If you have ever visited a well-maintained book store or library, and taken the time to wander around and explore, you probably found that you were able to navigate quite a lot of data without feeling information overload.
Data maps are like interactive libraries of your data organized into categories and sub-categories (image from Princeton University)
This is because all of the "data" - the books - has been organized to facilitate browsing using relative positioning in a system like the Dewey Decimal System or Library of Congress Classification System where books are hierarchically arranged into categories, sub-categories, sub-sub-categories, etc.
Tools like Nomic Atlas bring this library-like browsing experience to any dataset by creating data maps that organize information based on semantic relationships. These maps use AI models that output embeddings to encode the meaning of each data point, effectively creating a custom, interactive library-like browsing experience specialized to your data.
It's useful to have a quick mental picture of what is going on behind the scenes to arrange data for a data map:
Each data point is encoded as a high-dimensional vector representing what the data means based where it gets located in the vector space.
Here's an illustration: of these three different strings that get embedded into vectors with Nomic Embed, the two fruit strings, being more semantically related than either string is to "cars are fast", end up closer together in vector space.
Ultimately, this is what makes embeddings so useful: they are a general purpose method for measuring the semantic relatedness of different pieces of data. The problem is that these embedding vectors are high dimensional, so for large datasets it can be unwieldy to get a picture of what the embeddings look like.
This is where dimensionality reduction becomes crucial: we can change the embeddings from high dimensional vectors to low dimensional 2D vectors, making large collections of embeddings much easier to visualize.
The tradeoff is that we lose some information about the relationships between the original high-dimensional data points when we compress down to only two dimensions. But the benefit is that we gain much more of an ability to visualize and explore the data. Each embedding gets represented as a single point on a map, and the map as a whole ends up showing neighborhoods of points that represent different semantic groupings of the data.
For our previous example, this would situate the two fruit-related sentences in a neighborhood of points clearly distinct from the neighborhood that contains the car sentence:
When you explore your data in an interactive environment that lets you freely zoom and pan around (as we'll demonstrate with Atlas below), you'll discover how powerful this neighborhood-based view can be. Seeing your data organized into semantic clusters reveals patterns and insights at both macro and micro scales that would be difficult to uncover otherwise.

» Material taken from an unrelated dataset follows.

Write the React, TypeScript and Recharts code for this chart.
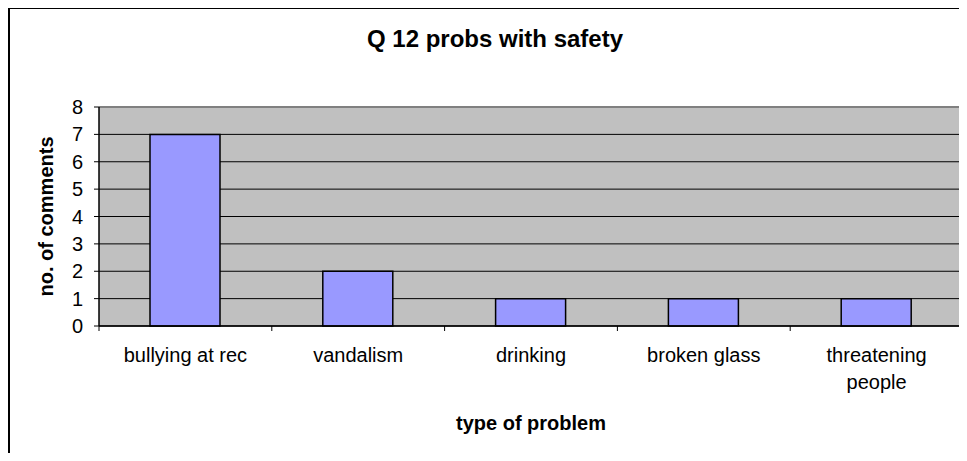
import React from "react";
import { BarChart, Bar, XAxis, YAxis, CartesianGrid } from "recharts";

const categories = ["bullying at rec", "vandalism", "drinking", "broken glass", "threatening people"];
const comments = [7, 2, 1, 1, 1];
const yTicks = [0, 1, 2, 3, 4, 5, 6, 7, 8];
const chartTitle = "Q 12 probs with safety";
const xTitle = "type of problem";
const yTitle = "no. of comments";

const data = categories.map((c, i) => ({ category: c, comments: comments[i] }));

const FONT = "'Liberation Sans', Arial, Helvetica, sans-serif";
const W = 959;
const H = 454;
const TICK_SIZE = 5;
const X_TICK_MARGIN = 17;
const MAX_CHARS = 16;

function wrapWords(label: string): string[] {
  const words = String(label).split(" ");
  const lines: string[] = [];
  let cur = "";
  for (const w of words) {
    const next = cur ? cur + " " + w : w;
    if (next.length > MAX_CHARS && cur) {
      lines.push(cur);
      cur = w;
    } else {
      cur = next;
    }
  }
  if (cur) lines.push(cur);
  return lines;
}

function CategoryTick(props: any) {
  const { x, y, payload, index, visibleTicksCount } = props;
  const n = visibleTicksCount || categories.length;
  const half =
    payload && typeof payload.offset === "number" && payload.offset > 0
      ? payload.offset
      : (props.width || 864) / n / 2;
  const axisY = y - TICK_SIZE - X_TICK_MARGIN;
  const lines = wrapWords(payload.value);
  return (
    <g>
      <line x1={x - half} x2={x - half} y1={axisY} y2={axisY + TICK_SIZE} stroke="#000" strokeWidth={1} />
      {index === n - 1 && (
        <line x1={x + half} x2={x + half} y1={axisY} y2={axisY + TICK_SIZE} stroke="#000" strokeWidth={1} />
      )}
      <text x={x} y={y} textAnchor="middle" fill="#000" fontSize={20} fontFamily={FONT}>
        {lines.map((ln, i) => (
          <tspan key={i} x={x} dy={i === 0 ? "0.71em" : 27}>
            {ln}
          </tspan>
        ))}
      </text>
    </g>
  );
}

function XTitle(props: any) {
  const vb = props.viewBox || {};
  return (
    <text
      x={vb.x + vb.width / 2}
      y={vb.y + 104}
      textAnchor="middle"
      fontFamily={FONT}
      fontSize={20}
      fontWeight="bold"
      fill="#000"
    >
      {xTitle}
    </text>
  );
}

function YTitle(props: any) {
  const vb = props.viewBox || {};
  const cx = vb.x + 45;
  const cy = vb.y + vb.height / 2;
  return (
    <text
      x={cx}
      y={cy}
      transform={`rotate(-90 ${cx} ${cy})`}
      textAnchor="middle"
      fontFamily={FONT}
      fontSize={20}
      fontWeight="bold"
      fill="#000"
    >
      {yTitle}
    </text>
  );
}

function GridLine(props: any) {
  const isTop = typeof props.y === "number" && Math.abs(props.y1 - props.y) < 0.5;
  return (
    <line
      x1={props.x1}
      x2={props.x2}
      y1={props.y1}
      y2={props.y2}
      stroke={isTop ? "#808080" : "#000"}
      strokeWidth={isTop ? 2 : 1}
    />
  );
}

function RightBorder(props: any) {
  if (props.index !== 0) return <g />;
  const rx = props.x + props.width;
  return <line x1={rx} x2={rx} y1={props.y} y2={props.y + props.height} stroke="#808080" strokeWidth={2} />;
}

export default function App() {
  return (
    <div style={{ position: "relative", marginTop: -1, width: W, height: 446, overflow: "hidden" }}>
      <BarChart
        width={W}
        height={H}
        data={data}
        margin={{ top: 100, right: 4, left: 0, bottom: 0 }}
      >
        <CartesianGrid vertical={false} fill="#C0C0C0" horizontal={GridLine} />
        <CartesianGrid horizontal={false} vertical={RightBorder} />
        <XAxis
          dataKey="category"
          height={135}
          interval={0}
          tickLine={false}
          tickSize={TICK_SIZE}
          tickMargin={X_TICK_MARGIN}
          axisLine={{ stroke: "#000", strokeWidth: 1.5 }}
          tick={<CategoryTick />}
          label={<XTitle />}
        />
        <YAxis
          width={91}
          domain={[0, 8]}
          ticks={yTicks}
          interval={0}
          tickSize={TICK_SIZE}
          tickMargin={11}
          axisLine={{ stroke: "#000", strokeWidth: 1.5 }}
          tickLine={{ stroke: "#000" }}
          tick={{ fill: "#000", fontSize: 20, fontFamily: FONT }}
          label={<YTitle />}
        />
        <Bar
          dataKey="comments"
          fill="#9999FF"
          stroke="#000"
          strokeWidth={1.5}
          barSize={70}
          isAnimationActive={false}
        />
      </BarChart>
      <svg
        width={W}
        height={H}
        style={{ position: "absolute", left: 0, top: 0, pointerEvents: "none" }}
      >
        <rect x={1} y={1} width={W + 20} height={H + 20} fill="none" stroke="#000" strokeWidth={2} />
        <text
          x={487}
          y={40}
          textAnchor="middle"
          fontFamily={FONT}
          fontSize={24}
          fontWeight="bold"
          fill="#000"
        >
          {chartTitle}
        </text>
      </svg>
    </div>
  );
}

Let's see this in action with a rich, real-world dataset: a collection of over 1 million biographical summaries from Wikipedia. In the interactive data map below, you can zoom into specific clusters and explore different neighborhoods that emerge from the data.

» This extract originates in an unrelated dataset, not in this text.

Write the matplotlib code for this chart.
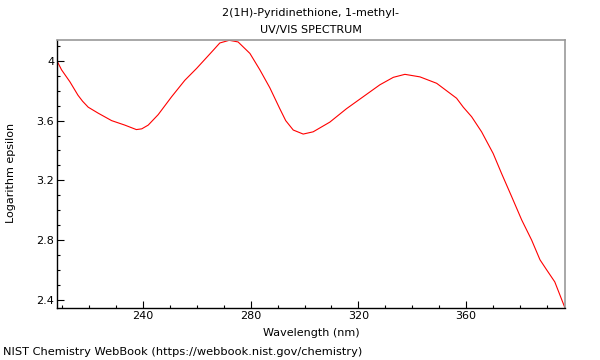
import matplotlib
matplotlib.use("Agg")
import matplotlib.pyplot as plt
from matplotlib.ticker import MultipleLocator

wavelength = [208.0, 209.7, 212.8, 215.8, 217.5, 219.6, 223.3, 228.3, 233.2, 237.5, 239.5, 241.9,
              245.6, 250.6, 255.5, 259.9, 266.0, 268.5, 272.0, 275.3, 279.7, 283.4,
              287.1, 290.8, 293.0, 295.8, 299.5, 303.2, 309.4, 315.6, 321.8, 328.0, 333.0,
              337.3, 342.9, 349.1, 352.8, 356.5, 359.0, 362.1, 365.8, 370.1, 373.2,
              377.0, 380.7, 384.4, 387.5, 390.0, 393.0, 396.8]
log_eps = [4.00, 3.94, 3.86, 3.77, 3.73, 3.69, 3.65, 3.60, 3.57, 3.54, 3.545, 3.57,
           3.64, 3.76, 3.87, 3.95, 4.07, 4.12, 4.138, 4.127, 4.05, 3.94,
           3.82, 3.68, 3.60, 3.537, 3.51, 3.525, 3.59, 3.68, 3.76, 3.84, 3.89,
           3.91, 3.893, 3.85, 3.80, 3.75, 3.69, 3.626, 3.525, 3.38, 3.247,
           3.09, 2.935, 2.80, 2.668, 2.60, 2.52, 2.345]

title_lines = ["2(1H)-Pyridinethione, 1-methyl-", "UV/VIS SPECTRUM"]
xlabel = "Wavelength (nm)"
ylabel = "Logarithm epsilon"
footer = "NIST Chemistry WebBook (https://webbook.nist.gov/chemistry)"

fig = plt.figure(figsize=(6, 3.6), dpi=100)
ax = fig.add_axes([57/600, 1-308/360, (565-57)/600, (308-40)/360])
ax.plot(wavelength, log_eps, color="#ff0000", lw=0.8)
ax.set_xlim(min(wavelength), max(wavelength))
ax.set_ylim(min(log_eps), 4.14)

ax.xaxis.set_major_locator(MultipleLocator(40))
ax.xaxis.set_minor_locator(MultipleLocator(10))
ax.yaxis.set_major_locator(MultipleLocator(0.4))
ax.yaxis.set_minor_locator(MultipleLocator(0.1))
ax.yaxis.set_major_formatter(plt.FuncFormatter(lambda v, p: f"{v:g}"))
ax.tick_params(which="both", direction="in", top=False, right=False, labelsize=8, pad=2)
ax.tick_params(which="major", length=5, width=0.8)
ax.tick_params(which="minor", length=2.5, width=0.8)
for s in ["top", "right"]:
    ax.spines[s].set_color("#999999")
    ax.spines[s].set_linewidth(1.2)
for s in ["left", "bottom"]:
    ax.spines[s].set_color("black")
    ax.spines[s].set_linewidth(1.0)

ax.set_xlabel(xlabel, fontsize=8, labelpad=5)
ax.set_ylabel(ylabel, fontsize=8)
ax.yaxis.set_label_coords(11/600, 1-173/360, transform=fig.transFigure)
ax.yaxis.label.set_va("center")
fig.text(311/600, 1-13/360, title_lines[0], ha="center", va="center", fontsize=8)
fig.text(311/600, 1-30/360, title_lines[1], ha="center", va="center", fontsize=8)
fig.text(3/600, 1-352/360, footer, ha="left", va="center", fontsize=8.2)

fig.savefig("out.png", dpi=100)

We're building Atlas because we believe that all the right technologies are now coming together to make data maps accessible to everyone - not just machine learning experts. When you upload data to Atlas, our infrastructure automatically handles the technicalilities of the data mapping algorithms behind the scenes to more quickly get you close to your data.
Atlas integrates three core technologies in our software to turn unstructured data into interactive data maps:
We trained our own text embedder Nomic Embed Text, a model that packs a punch at 137M parameters used throughout the Atlas platform to encode semantic information. Then, we released a compatible image embedder called Nomic Embed Vision, aligned to the text embedder to enable multimodal use cases like semantic search over images. The models are open source & available for anyone to download to embed text and images - with further modalities like audio & video on the roadmap for our vision of a universal embedding space for any kind of data. We'll discuss how embedding models work in more detail in Part 2 of this series.

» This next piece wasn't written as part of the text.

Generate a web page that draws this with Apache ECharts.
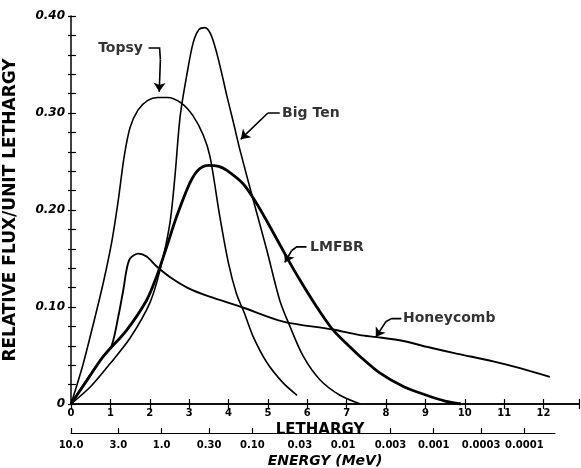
<!DOCTYPE html>
<html><head><meta charset="utf-8">
<script src="https://cdn.jsdelivr.net/npm/echarts@6/dist/echarts.min.js"></script>
<style>html,body{margin:0;padding:0;background:#fff}#c{width:581px;height:468px}</style>
</head><body><div id="c"></div>
<script>
// Lethargy u vs relative flux per unit lethargy
var topsy = [[0,0],[0.3,0.04],[0.57,0.083],[0.82,0.125],[1.03,0.166],[1.2,0.21],[1.35,0.255],[1.5,0.285],[1.7,0.303],[1.95,0.313],[2.2,0.316],[2.45,0.316],[2.81,0.310],[3.1,0.297],[3.36,0.277],[3.53,0.255],[3.78,0.193],[4.0,0.145],[4.2,0.114],[4.4,0.094],[4.62,0.070],[4.97,0.043],[5.38,0.022],[5.74,0.009]];
var bigTen = [[0,0],[0.5,0.018],[1.0,0.042],[1.5,0.068],[2.0,0.104],[2.26,0.138],[2.51,0.186],[2.64,0.235],[2.77,0.296],[2.94,0.339],[3.1,0.372],[3.25,0.386],[3.4,0.388],[3.55,0.381],[3.7,0.362],[3.85,0.337],[3.95,0.319],[4.12,0.291],[4.29,0.262],[4.63,0.21],[4.97,0.159],[5.3,0.107],[5.56,0.08],[5.9,0.049],[6.32,0.025],[6.83,0.009],[7.35,0.0]];
var lmfbr = [[0,0],[0.4,0.024],[0.82,0.049],[1.41,0.076],[1.92,0.107],[2.17,0.131],[2.43,0.162],[2.68,0.193],[3.02,0.228],[3.25,0.242],[3.5,0.246],[3.75,0.245],[3.95,0.241],[4.37,0.227],[4.71,0.207],[5.05,0.183],[5.47,0.152],[5.81,0.128],[6.24,0.100],[6.62,0.078],[7.0,0.062],[7.34,0.049],[7.84,0.032],[8.44,0.018],[9.03,0.009],[9.5,0.003],[9.9,0.0]];
var honeycomb = [[0,0],[0.4,0.025],[0.8,0.048],[1.03,0.06],[1.2,0.09],[1.33,0.118],[1.41,0.138],[1.5,0.150],[1.71,0.155],[1.92,0.152],[2.17,0.142],[2.51,0.131],[3.0,0.119],[3.5,0.111],[4.33,0.100],[5.39,0.085],[6.62,0.077],[7.34,0.071],[7.76,0.069],[8.44,0.065],[9.03,0.059],[9.79,0.052],[10.72,0.044],[11.4,0.037],[12.16,0.028]];

// Energy scale (MeV) shown under the lethargy axis; u = ln(10 MeV / E)
var energyLabels = ["10.0","3.0","1.0","0.30","0.10","0.03","0.01","0.003","0.001","0.0003","0.0001"];
var energyValues = [10,3,1,0.3,0.1,0.03,0.01,0.003,0.001,0.0003,0.0001];
var energyU = energyValues.map(function(e){ return Math.log(10/e); });

// Annotations: label anchor and leader path in data coordinates (last point = arrow tip)
var annLabels = [
  {name:"Topsy", value:[0.69,0.367]},
  {name:"Big Ten", value:[5.36,0.300]},
  {name:"LMFBR", value:[6.07,0.162]},
  {name:"Honeycomb", value:[8.43,0.088]}
];
var annLeaders = [
  [[1.97,0.367],[2.25,0.367],[2.27,0.355],[2.24,0.322]],
  [[5.3,0.300],[5.0,0.300],[4.31,0.273]],
  [[5.98,0.162],[5.73,0.162],[5.6,0.158],[5.43,0.146]],
  [[8.39,0.088],[8.14,0.088],[8.0,0.085],[7.74,0.069]]
];

var font = '"DejaVu Sans", sans-serif';
var chart = echarts.init(document.getElementById('c'), null, {renderer:'canvas'});
function lineSeries(name, data, w){
  return {name:name, type:'line', data:data, smooth:0.3, symbol:'none',
    xAxisIndex:0, yAxisIndex:0, lineStyle:{color:'#000', width:w}, z:3};
}
var leaderBodies = annLeaders.map(function(c){ return {coords:c.slice(0, c.length-1)}; });
var leaderTips = annLeaders.map(function(c){ return {coords:c.slice(c.length-2)}; });
chart.setOption({
  animation:false,
  backgroundColor:'#fff',
  grid:[
    {left:71, top:16, right:2, bottom:64, outerBoundsMode:'none', containLabel:false},
    {left:71, top:432, width:484, height:1, outerBoundsMode:'none', containLabel:false}
  ],
  xAxis:[
    {type:'value', gridIndex:0, position:'bottom', min:0, max:12.9, interval:1,
     name:'LETHARGY', nameLocation:'middle', nameGap:14,
     nameTextStyle:{fontFamily:font, fontWeight:'bold', fontSize:15, color:'#000', padding:[0,10,0,0]},
     axisLine:{lineStyle:{color:'#000', width:1.5}},
     axisTick:{inside:true, length:5, lineStyle:{color:'#000', width:1.2}},
     axisLabel:{margin:4, fontFamily:font, fontWeight:'bold', fontSize:10, color:'#000',
       formatter:function(v){ return v>12.5 ? '' : String(v); }},
     splitLine:{show:false}},
    {type:'value', gridIndex:0, position:'top', min:0, max:12.9, interval:1,
     axisLine:{lineStyle:{color:'#000', width:1.5}},
     axisTick:{inside:true, length:5, lineStyle:{color:'#000', width:1.2}},
     axisLabel:{show:false}, splitLine:{show:false}},
    {type:'value', gridIndex:1, position:'bottom', min:0, max:12.29,
     name:'ENERGY (MeV)', nameLocation:'middle', nameGap:21,
     nameTextStyle:{fontFamily:font, fontWeight:'bold', fontStyle:'italic', fontSize:14, color:'#000', padding:[0,0,0,24]},
     axisLine:{lineStyle:{color:'#000', width:1.2}},
     axisTick:{inside:true, length:5, customValues:energyU, lineStyle:{color:'#000', width:1.2}},
     axisLabel:{margin:7, customValues:energyU, fontFamily:font, fontWeight:'bold', fontSize:10, color:'#000',
       formatter:function(v){
         var best=0, d=1e9;
         for (var i=0;i<energyU.length;i++){ var dd=Math.abs(energyU[i]-v); if(dd<d){d=dd;best=i;} }
         return energyLabels[best];
       }},
     splitLine:{show:false}}
  ],
  yAxis:[
    {type:'value', gridIndex:0, position:'left', min:0, max:0.4, interval:0.1,
     name:'RELATIVE FLUX/UNIT LETHARGY', nameLocation:'middle', nameGap:52, nameRotate:90,
     nameTextStyle:{fontFamily:font, fontWeight:'bold', fontSize:17, color:'#000'},
     axisLine:{show:true, lineStyle:{color:'#000', width:1.5}},
     axisTick:{inside:true, length:5, lineStyle:{color:'#000', width:1.2}},
     minorTick:{show:true, splitNumber:5, length:5, lineStyle:{color:'#000', width:1.2}},
     axisLabel:{margin:6, fontFamily:font, fontWeight:'bold', fontStyle:'italic', fontSize:12, color:'#000',
       formatter:function(v){ return v===0 ? '0' : v.toFixed(2); }},
     splitLine:{show:false}},
    {type:'value', gridIndex:0, position:'right', min:0, max:0.4, interval:0.1,
     axisLine:{show:false},
     axisTick:{show:true, inside:true, length:3, lineStyle:{color:'#000', width:1.2}},
     minorTick:{show:true, splitNumber:5, length:3, lineStyle:{color:'#000', width:1.2}},
     axisLabel:{show:false}, splitLine:{show:false}},
    {type:'value', gridIndex:1, min:0, max:1, show:false}
  ],
  series:[
    lineSeries('Topsy', topsy, 1.6),
    lineSeries('Big Ten', bigTen, 1.6),
    lineSeries('LMFBR', lmfbr, 2.8),
    lineSeries('Honeycomb', honeycomb, 1.9),
    {type:'lines', coordinateSystem:'cartesian2d', xAxisIndex:0, yAxisIndex:0, polyline:true,
     lineStyle:{color:'#000', width:1.6, opacity:1},
     data:leaderBodies, z:4},
    {type:'lines', coordinateSystem:'cartesian2d', xAxisIndex:0, yAxisIndex:0,
     symbol:['none','arrow'], symbolSize:9,
     lineStyle:{color:'#000', width:1.6, opacity:1, curveness:0},
     data:leaderTips, z:4},
    {type:'scatter', xAxisIndex:0, yAxisIndex:0, symbolSize:0, data:annLabels,
     label:{show:true, position:'right', distance:0, formatter:'{b}',
       fontFamily:font, fontWeight:'bold', fontSize:14, color:'#000'}, z:5}
  ]
});
</script></body></html>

We developed our own dimensionality reduction algorithm Nomic Project that scales efficiently and currently runs in production to compute the 2D layout for every dataset uploaded to Atlas. In Part 3 of this series, we'll share more about Nomic Project and how it builds on past research in this space to be more scalable and efficient.
We maintain Deepscatter as an open source Javascript library for fast data operations & graphics powering Atlas, making high-speed data interaction a reality for anyone in their browser. Deepscatter is also responsible for the interactive scrollytelling view of data we rendered above, and it's going to make amazing data stories possible for anyone to tell with their data. With Deepscatter making graphics fast & beautiful, you can get closer to the rich and important stories that live within your data. We'll explain what makes it so fast in Part 4 of this series.